The once almighty British Empire of the 19th and 20th centuries was not destroyed by Germany’s Adolf Hitler but mainly by the basic idea that colonialism and imperialism were out and self-determination for all the peoples of the world was in.
The moment this idea found expression in the policies and actions of US President Franklin D Roosevelt and other like-minded people in positions of power, colonialism was dead and the British Empire was fast on its way to extinction.
In the 1980s, we all watched with awe and wonder as a set of new ideas marched across Eastern Europe and the Soviet Union sweeping away government after government and establishing a totally new world order.
No government or army in the region could stand up against the idea that communism was basically incompatible with human nature and that the human spirit was greater and stronger than any government anywhere.
The ideological forces unleashed jointly by then US President Ronald Reagan and Pope John Paul II destroyed the entire political architecture of Eastern Europe and changed the course of European and world history.
The weapons required to fight an idea are very different from those required to fight an individual.
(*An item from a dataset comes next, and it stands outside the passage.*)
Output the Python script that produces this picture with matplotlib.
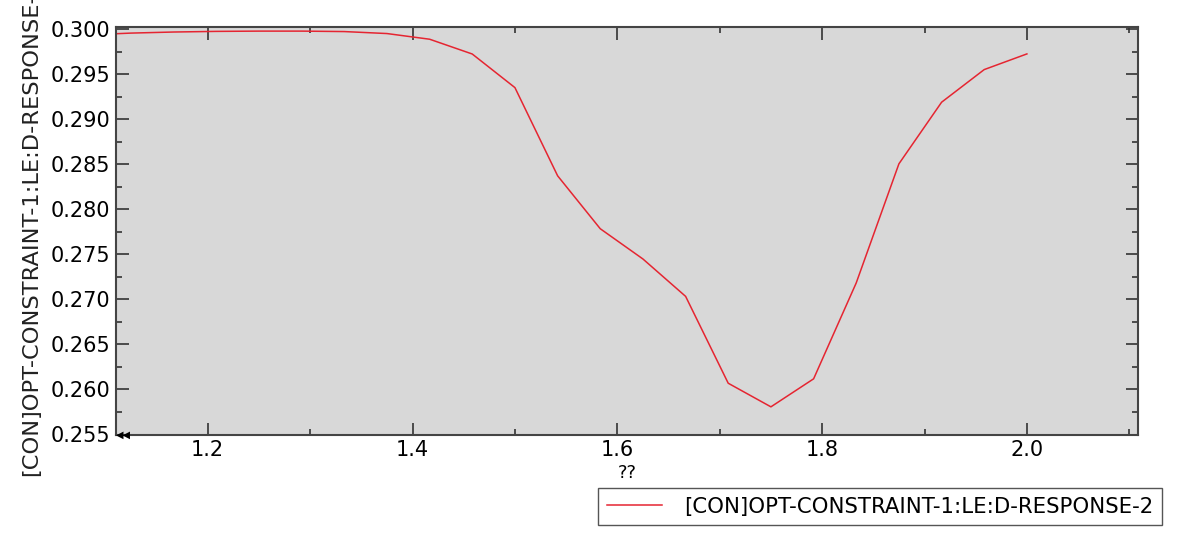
import numpy as np
import matplotlib
matplotlib.use("Agg")
import matplotlib.pyplot as plt
from matplotlib.ticker import MultipleLocator

# values
x_vals = [1.0833, 1.125, 1.1667, 1.2083, 1.25, 1.2917, 1.3333, 1.375, 1.4167,
          1.4583, 1.5, 1.5417, 1.5833, 1.625, 1.6667, 1.7083, 1.75, 1.7917,
          1.8333, 1.875, 1.9167, 1.9583, 2.0]
y_vals = [0.29935, 0.29955, 0.29967, 0.29974, 0.29977, 0.29977, 0.29972, 0.29950, 0.29887,
          0.29723, 0.29350, 0.28371, 0.27784, 0.27448, 0.27033, 0.26069, 0.25807, 0.26118,
          0.27182, 0.28504, 0.29188, 0.29550, 0.29724]
series_name = "[CON]OPT-CONSTRAINT-1:LE:D-RESPONSE-2"
x_title = "??"

plt.rcParams['font.family'] = ['DejaVu Sans']

fig = plt.figure(figsize=(11.77, 5.42), dpi=100)
ax = fig.add_axes([116 / 1177, 1 - 434.5 / 542, 1022 / 1177, 407.8 / 542])
ax.set_facecolor('#d8d8d8')

ax.plot(x_vals, y_vals, color='#e52531', lw=1.1, label=series_name)

ax.set_xlim(1.1104, 2.1085)
ax.set_ylim(0.255, 0.30026)
ax.xaxis.set_major_locator(MultipleLocator(0.2))
ax.xaxis.set_minor_locator(MultipleLocator(0.1))
ax.yaxis.set_major_locator(MultipleLocator(0.005))
ax.yaxis.set_minor_locator(MultipleLocator(0.0025))
ax.yaxis.set_major_formatter(plt.FormatStrFormatter('%.3f'))
ax.xaxis.set_major_formatter(plt.FormatStrFormatter('%.1f'))

ax.tick_params(which='both', direction='in', top=True, right=True,
               colors='#333333', labelcolor='black', labelsize=15, width=1.2)
ax.tick_params(which='major', length=9, pad=4)
ax.tick_params(which='minor', length=4)
for s in ax.spines.values():
    s.set_color('#444444')
    s.set_linewidth(1.5)

ax.set_xlabel(x_title, fontsize=13, labelpad=3)
# y title is centred low and runs off the top of the figure, as in the original
fig.text(31 / 1177, 1 - 228 / 542, series_name, rotation=90, fontsize=16.2,
         color='#222222', ha='center', va='center')

# clipped-data marker at lower left
ax.text(1.1104, 0.255, "\u25c0\u25c0", fontsize=7, ha='left', va='center',
        transform=ax.transData, clip_on=False)

leg = ax.legend(loc='upper left', bbox_to_anchor=(598 / 1177, 1 - 488 / 542),
                bbox_transform=fig.transFigure, borderaxespad=0, fancybox=False,
                edgecolor='#555555', framealpha=1, fontsize=15.3,
                handlelength=2.6, handletextpad=1.05, borderpad=0.4)
leg.get_frame().set_linewidth(1.0)

fig.savefig("out.png", dpi=100)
Just like we do not fight highland malaria with guns or pangas, we do not fight ideas by unleashing our gunfire on individuals.
Both Reagan and Pope John Paul II have since passed on but the ideas they epitomised, preached and proliferated could live on for a thousand years.
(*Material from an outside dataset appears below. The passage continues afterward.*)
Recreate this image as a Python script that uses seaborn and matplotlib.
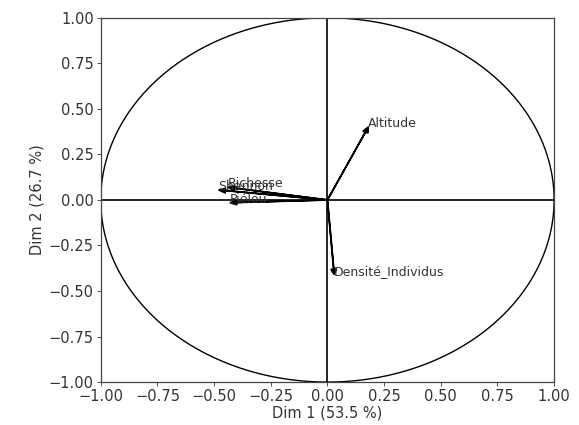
import numpy as np
import pandas as pd
import matplotlib
matplotlib.use("Agg")
import matplotlib.pyplot as plt
import seaborn as sns

variables = ["Richesse", "Shannon", "Piélou", "Altitude", "Densité_Individus"]
dim1 = [-0.44, -0.48, -0.43, 0.18, 0.03]
dim2 = [0.07, 0.055, -0.015, 0.40, -0.41]
xlabel = "Dim 1 (53.5 %)"
ylabel = "Dim 2 (26.7 %)"
ticks = [-1.00, -0.75, -0.50, -0.25, 0.00, 0.25, 0.50, 0.75, 1.00]

sns.set_theme(style="ticks")
plt.rcParams["font.family"] = ["DejaVu Sans"]

fig = plt.figure(figsize=(5.79, 4.25), dpi=100)
ax = fig.add_axes([0.174, 0.101, 0.783, 0.857])

theta = np.linspace(0, 2 * np.pi, 400)
circ = pd.DataFrame({"x": np.cos(theta), "y": np.sin(theta)})
sns.lineplot(data=circ, x="x", y="y", sort=False, estimator=None, color="black",
             linewidth=1.0, ax=ax)

df = pd.DataFrame({"var": variables, "d1": dim1, "d2": dim2})
for _, r in df.iterrows():
    ax.arrow(0, 0, r.d1, r.d2, head_width=0.025, head_length=0.03,
             length_includes_head=True, color="black", linewidth=1.2)
    ax.text(r.d1, r.d2, r["var"], fontsize=9, color="#333333")

ax.axhline(0, color="black", linewidth=1.2)
ax.axvline(0, color="black", linewidth=1.2)
ax.set_xlim(-1, 1)
ax.set_ylim(-1, 1)
ax.set_xticks(ticks)
ax.set_yticks(ticks)
ax.set_xticklabels([f"{t:.2f}".replace("-", "\u2212") for t in ticks])
ax.set_yticklabels([f"{t:.2f}".replace("-", "\u2212") for t in ticks])
ax.tick_params(labelsize=10.5, colors="#333333", length=3, width=0.6, pad=2)
for s in ax.spines.values():
    s.set_color("#444444")
    s.set_linewidth(0.9)
ax.set_xlabel(xlabel, fontsize=10.5, color="#333333", labelpad=1)
ax.set_ylabel(ylabel, fontsize=10.5, color="#333333", labelpad=3)

fig.savefig("out.png", dpi=100)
One of the greatest enemies of the conventional wisdom is the force of naked facts. If the ideas that we hold are directly challenged by the facts before our own eyes, we tend to abandon those ideas and embrace those that match the facts around us.
Where the facts do not so obviously contradict the ideas that we hold, the only way to fight an idea is to unleash a bigger, better and more alluring idea against which the old one will recoil and retreat.
So far as we know, there is no other weapon available for fighting a powerful idea.
If you do not understand who or what your real enemy is, you are likely to come up with the wrong remedy or the wrong weapon.
A close look at the Kibaki re-election campaign leaves little doubt that some very big guns in there have not really understood what they are up against.
If they had understood what they are really up against, they would not have structured their campaign around a slogan like "Kibaki Tena".
In this context, to shout "Kibaki Tena" from the rooftops or the tail end of an aircraft is akin to standing at the barricades and stubbornly trying to hold back an idea marching across the landscape.
It is as ingenious and as futile as if the Eastern European leaders had fought back against the new ideas of the 1980s with the slogan: "Communism Again". It simply would not have worked against the promise of freedom.
Can the President’s entire campaign focus and strategy be overhauled within the remaining 50 days?
My take is that it is very unlikely. Which means that, almost certainly, the President will be out of State House by the end of the year.